EXERCISE DESCRIPTION
Check each line for the string "React" and give only the count of lines that have it.

==== DATASET SECTION

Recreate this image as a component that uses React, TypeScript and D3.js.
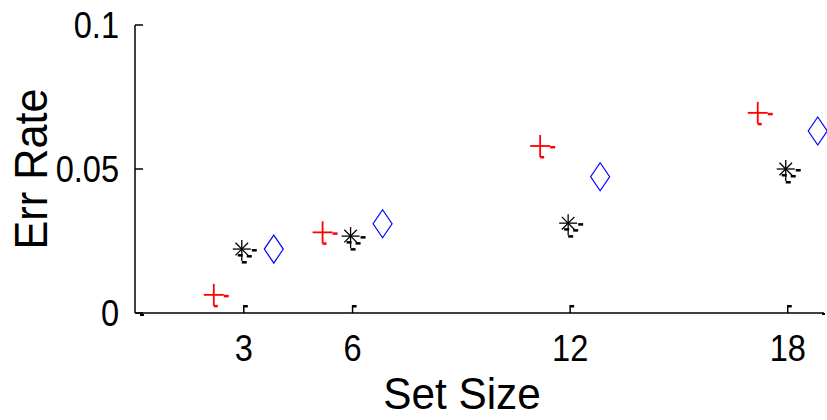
import React from "react";
import * as d3 from "d3";

const setSizes = [3, 6, 12, 18];
const redPlus = [0.0063, 0.028, 0.058, 0.0695];
const blackStar = [0.0222, 0.0267, 0.0312, 0.05];
const blueDiamond = [0.0222, 0.031, 0.0473, 0.0632];
const xTicks = [3, 6, 12, 18];
const yTicks = [0, 0.05, 0.1];
const yTickLabels = ["0", "0.05", "0.1"];

const W = 827, H = 420;
const left = 135, right = 824, top = 25, bottom = 313;

export default function App() {
  const x = d3.scaleLinear().domain([0, 19]).range([left, right]);
  const y = d3.scaleLinear().domain([0, 0.1]).range([bottom, top]);
  const off = 30;
  const font = "Liberation Sans, Arial, sans-serif";
  const sx = 0.88;
  return (
    <svg width={W} height={H} style={{ position: "absolute", left: 0, top: 0 }}>
      <rect width={W} height={H} fill="#fff" />
      {/* axes */}
      <line x1={left} y1={top} x2={left} y2={bottom} stroke="#000" strokeWidth={1.5} />
      <line x1={left} y1={bottom} x2={right} y2={bottom} stroke="#000" strokeWidth={1.5} />
      <rect x={left + 5} y={bottom + 1} width={4} height={2} fill="#000" />
      <rect x={right - 2} y={bottom} width={3} height={2} fill="#000" />
      {yTicks.map((t, i) => (
        <g key={"y" + i}>
          <line x1={left} x2={left + 8} y1={y(t)} y2={y(t)} stroke="#000" strokeWidth={1.5} />
          <text
            transform={`translate(${left - 16},${y(t) + 13}) scale(${sx},1)`}
            textAnchor="end"
            fontFamily={font}
            fontSize={37}
          >
            {yTickLabels[i]}
          </text>
        </g>
      ))}
      {xTicks.map((t, i) => (
        <g key={"x" + i}>
          <line x1={x(t)} x2={x(t)} y1={bottom} y2={bottom - 8} stroke="#000" strokeWidth={1.5} />
          <rect x={x(t)} y={bottom - 8} width={4} height={2.5} fill="#000" />
          <text
            transform={`translate(${x(t)},361) scale(${sx},1)`}
            textAnchor="middle"
            fontFamily={font}
            fontSize={37}
          >
            {t}
          </text>
        </g>
      ))}
      <text
        transform={`translate(462,409) scale(0.94,1)`}
        textAnchor="middle"
        fontFamily={font}
        fontSize={45}
      >
        Set Size
      </text>
      <text
        transform={`translate(47,169) rotate(-90) scale(0.92,1)`}
        textAnchor="middle"
        fontFamily={font}
        fontSize={47}
      >
        Err Rate
      </text>
      {/* red plus */}
      {setSizes.map((s, i) => {
        const cx = x(s) - off, cy = y(redPlus[i]);
        return (
          <g key={"r" + i} stroke="#f00" fill="#f00">
            <line x1={cx - 10} x2={cx + 10} y1={cy} y2={cy} strokeWidth={1.8} />
            <line x1={cx} x2={cx} y1={cy - 11} y2={cy + 11} strokeWidth={1.8} />
            <rect x={cx + 10} y={cy} width={5} height={2.5} stroke="none" />
            <rect x={cx} y={cy + 10} width={4} height={2.5} stroke="none" />
          </g>
        );
      })}
      {/* black star */}
      {setSizes.map((s, i) => {
        const cx = x(s) - 2, cy = y(blackStar[i]);
        const r = 9, d = 6.3;
        return (
          <g key={"b" + i} stroke="#000" fill="#000">
            <line x1={cx - r} x2={cx + r} y1={cy} y2={cy} strokeWidth={1.3} />
            <line x1={cx} x2={cx} y1={cy - r} y2={cy + 12} strokeWidth={1.3} />
            <line x1={cx - d} x2={cx + d} y1={cy - d} y2={cy + d} strokeWidth={1.3} />
            <line x1={cx - d} x2={cx + d} y1={cy + d} y2={cy - d} strokeWidth={1.3} />
            <rect x={cx + 10} y={cy} width={5} height={2.5} stroke="none" />
            <rect x={cx - 4} y={cy + 5} width={5} height={2.5} stroke="none" />
            <rect x={cx + 5} y={cy + 6} width={5} height={2.5} stroke="none" />
            <rect x={cx} y={cy + 12} width={5} height={2.5} stroke="none" />
          </g>
        );
      })}
      {/* blue diamond */}
      {setSizes.map((s, i) => {
        const cx = x(s) + off, cy = y(blueDiamond[i]);
        return (
          <path
            key={"d" + i}
            d={`M${cx},${cy - 14}L${cx + 9.5},${cy}L${cx},${cy + 14}L${cx - 9.5},${cy}Z`}
            fill="none"
            stroke="#00f"
            strokeWidth={1.2}
          />
        );
      })}
    </svg>
  );
}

========

EXERCISE RESPONSE
2